Festival celebrated in Andhra Pradesh and Telangana, India

Peerla Panduga is a mourning festival celebrated by Muslims in Telangana and in the Rayala Seema region of Andhra Pradesh to remember the Battle of Karbala. It is mourned across the Sufi shrines called Ashurkhana. A procession of the relic, called Alam is taken out as part of Muharram. There may be multiple relics donated by various members of the procession.

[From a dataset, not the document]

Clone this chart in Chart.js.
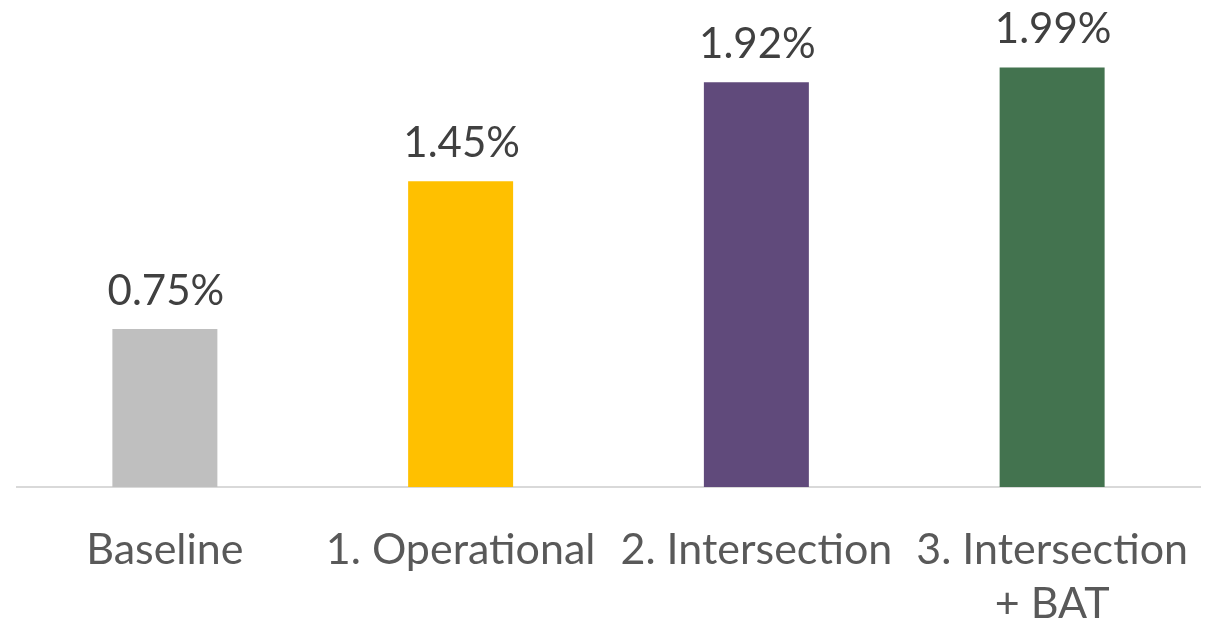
<!DOCTYPE html>
<html>
<head>
<meta charset="utf-8">
<script src="https://cdn.jsdelivr.net/npm/chart.js@4.4.1/dist/chart.umd.min.js"></script>
<style>
  html, body { margin: 0; padding: 0; background: #fff; }
  #wrap { width: 1217px; height: 624px; }
</style>
</head>
<body>
<div id="wrap"><canvas id="barChart"></canvas></div>
<script>
const categories = ['Baseline', '1. Operational', '2. Intersection', ['3. Intersection', '+ BAT']];
const values = [0.75, 1.45, 1.92, 1.99];
const valueLabels = ['0.75%', '1.45%', '1.92%', '1.99%'];
const barColors = ['#bfbfbf', '#ffc000', '#604a7b', '#43734f'];

const FONT = 'Lato, "Open Sans", sans-serif';

// simple value labels above each bar
const topLabels = {
  id: 'topLabels',
  afterDatasetsDraw(chart) {
    const ctx = chart.ctx;
    const meta = chart.getDatasetMeta(0);
    ctx.save();
    ctx.font = '42px ' + FONT;
    ctx.fillStyle = '#404040';
    ctx.textAlign = 'center';
    ctx.textBaseline = 'alphabetic';
    meta.data.forEach((bar, i) => {
      ctx.fillText(valueLabels[i], bar.x + 1, bar.y - 24);
    });
    ctx.restore();
  }
};

document.addEventListener('DOMContentLoaded', function() {
  const ctx = document.getElementById('barChart');
  new Chart(ctx.getContext('2d'), {
    type: 'bar',
    data: {
      labels: categories,
      datasets: [{ data: values, backgroundColor: barColors, categoryPercentage: 1, barPercentage: 0.355 }]
    },
    options: {
      responsive: true,
      maintainAspectRatio: false,
      animation: false,
      layout: { padding: { left: 17, right: 17, top: 0, bottom: 0 } },
      plugins: { legend: { display: false }, tooltip: { enabled: false } },
      scales: {
        x: {
          grid: { display: false, drawTicks: false },
          border: { display: true, color: '#d9d9d9', width: 2 },
          ticks: { color: '#595959', font: { family: FONT, size: 43, lineHeight: 1.25 }, padding: 36, maxRotation: 0, autoSkip: false },
          afterFit: s => { s.height = 137; s.paddingLeft = 0; s.paddingRight = 0; }
        },
        y: { display: false, min: 0, max: 2.31 }
      }
    },
    plugins: [topLabels]
  });
});
</script>
</body>
</html>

Some villages in Telangana have relics that have been donated through generation by the members of the same family (Nasarla Palle, Telangana).

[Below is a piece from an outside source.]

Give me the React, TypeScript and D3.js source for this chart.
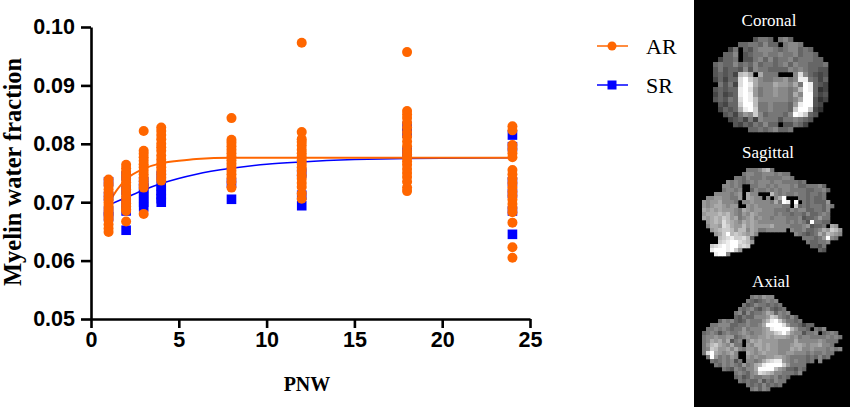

Traditionally for many centuries, the Sunni Islamic scholars who are called "Islamic peers" would encourage their followers to organise programmes in remembrance of the martyrdom of Imam Hussain and his family members and friends and offer Salah and recite Quran and Hadith of the prophet Muhammad about the Ahl al-Bayt and mourn in silence and shed tears by remembering them (without self-flagellation) the day in which Yazeed ibn Muawiya happened to kill Imam Hussain (grandson of Muhammad).

On this day, the Shia (followers of the Imam Hussain) mourn the martyrdom of him by self-flagellation.

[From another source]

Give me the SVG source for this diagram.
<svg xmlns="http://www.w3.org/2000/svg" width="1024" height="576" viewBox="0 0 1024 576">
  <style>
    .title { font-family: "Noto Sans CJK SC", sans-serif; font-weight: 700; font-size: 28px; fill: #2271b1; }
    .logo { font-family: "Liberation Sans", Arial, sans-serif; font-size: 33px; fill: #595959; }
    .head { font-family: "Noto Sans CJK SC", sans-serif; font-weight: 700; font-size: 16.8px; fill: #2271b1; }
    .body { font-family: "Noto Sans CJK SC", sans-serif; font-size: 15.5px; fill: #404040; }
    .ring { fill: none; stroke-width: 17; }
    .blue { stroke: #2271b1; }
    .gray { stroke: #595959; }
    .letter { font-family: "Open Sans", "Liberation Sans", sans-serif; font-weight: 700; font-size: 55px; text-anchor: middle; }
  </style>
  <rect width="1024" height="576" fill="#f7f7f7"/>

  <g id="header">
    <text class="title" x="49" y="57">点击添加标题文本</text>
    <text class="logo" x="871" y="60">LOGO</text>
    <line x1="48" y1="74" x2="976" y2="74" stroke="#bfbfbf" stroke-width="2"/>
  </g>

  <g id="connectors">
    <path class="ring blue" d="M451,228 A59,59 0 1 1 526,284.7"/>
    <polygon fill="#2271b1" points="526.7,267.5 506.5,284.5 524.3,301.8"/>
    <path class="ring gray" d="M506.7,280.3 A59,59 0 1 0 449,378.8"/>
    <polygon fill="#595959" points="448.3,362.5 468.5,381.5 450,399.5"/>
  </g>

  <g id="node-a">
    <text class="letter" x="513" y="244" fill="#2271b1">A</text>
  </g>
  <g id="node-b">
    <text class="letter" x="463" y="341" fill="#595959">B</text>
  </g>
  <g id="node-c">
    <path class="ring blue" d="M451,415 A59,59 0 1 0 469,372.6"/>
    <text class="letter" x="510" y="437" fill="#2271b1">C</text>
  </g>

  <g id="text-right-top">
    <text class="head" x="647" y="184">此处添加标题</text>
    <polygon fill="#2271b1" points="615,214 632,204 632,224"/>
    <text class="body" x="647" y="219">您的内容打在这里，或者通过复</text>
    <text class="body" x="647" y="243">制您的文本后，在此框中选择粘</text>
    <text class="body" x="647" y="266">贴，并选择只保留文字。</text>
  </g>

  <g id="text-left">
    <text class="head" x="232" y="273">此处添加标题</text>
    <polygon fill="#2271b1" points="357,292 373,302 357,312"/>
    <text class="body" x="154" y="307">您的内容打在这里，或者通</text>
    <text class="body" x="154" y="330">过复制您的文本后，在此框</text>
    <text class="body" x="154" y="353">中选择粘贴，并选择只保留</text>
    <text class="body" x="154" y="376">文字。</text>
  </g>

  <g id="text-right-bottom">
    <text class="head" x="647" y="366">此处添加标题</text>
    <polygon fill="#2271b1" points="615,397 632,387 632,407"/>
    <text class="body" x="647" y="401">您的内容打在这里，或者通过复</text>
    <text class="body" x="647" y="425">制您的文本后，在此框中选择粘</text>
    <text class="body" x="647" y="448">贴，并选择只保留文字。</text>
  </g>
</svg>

In Hyderabad and in Telangana over the past few decades is celebrated a festival called "Peerla Pandaga" wherein the Sunni conducts programmes in remembrance of Imam Hussain and the Shia self-flagellate their bodies throughout the month of Muharram and exclusively to bleed on Ashura.

In certain parts, especially in Rayalaseema regions of Andhra Pradesh, a firepit known as Gunnam is dug, typically at the permanent spot in the middle of the village, and fire is burned using old trees around the village as a sacrifice to God, and processions of the Peerlu are taken over the village and then around the firepit in week-long festivities. People will also walk on the burning coals in the firepit to fulfill their wishes (mokkubadi).

The Peerla Pandaga is seen as a festival of religious harmony since many Hindu majority villages celebrate the festival, without being bothered about the reasons behind it. Many Hindu temples, like the Gugudu Kullayaswami temple in Anantapur district, are famous for celebrating the festival grandly.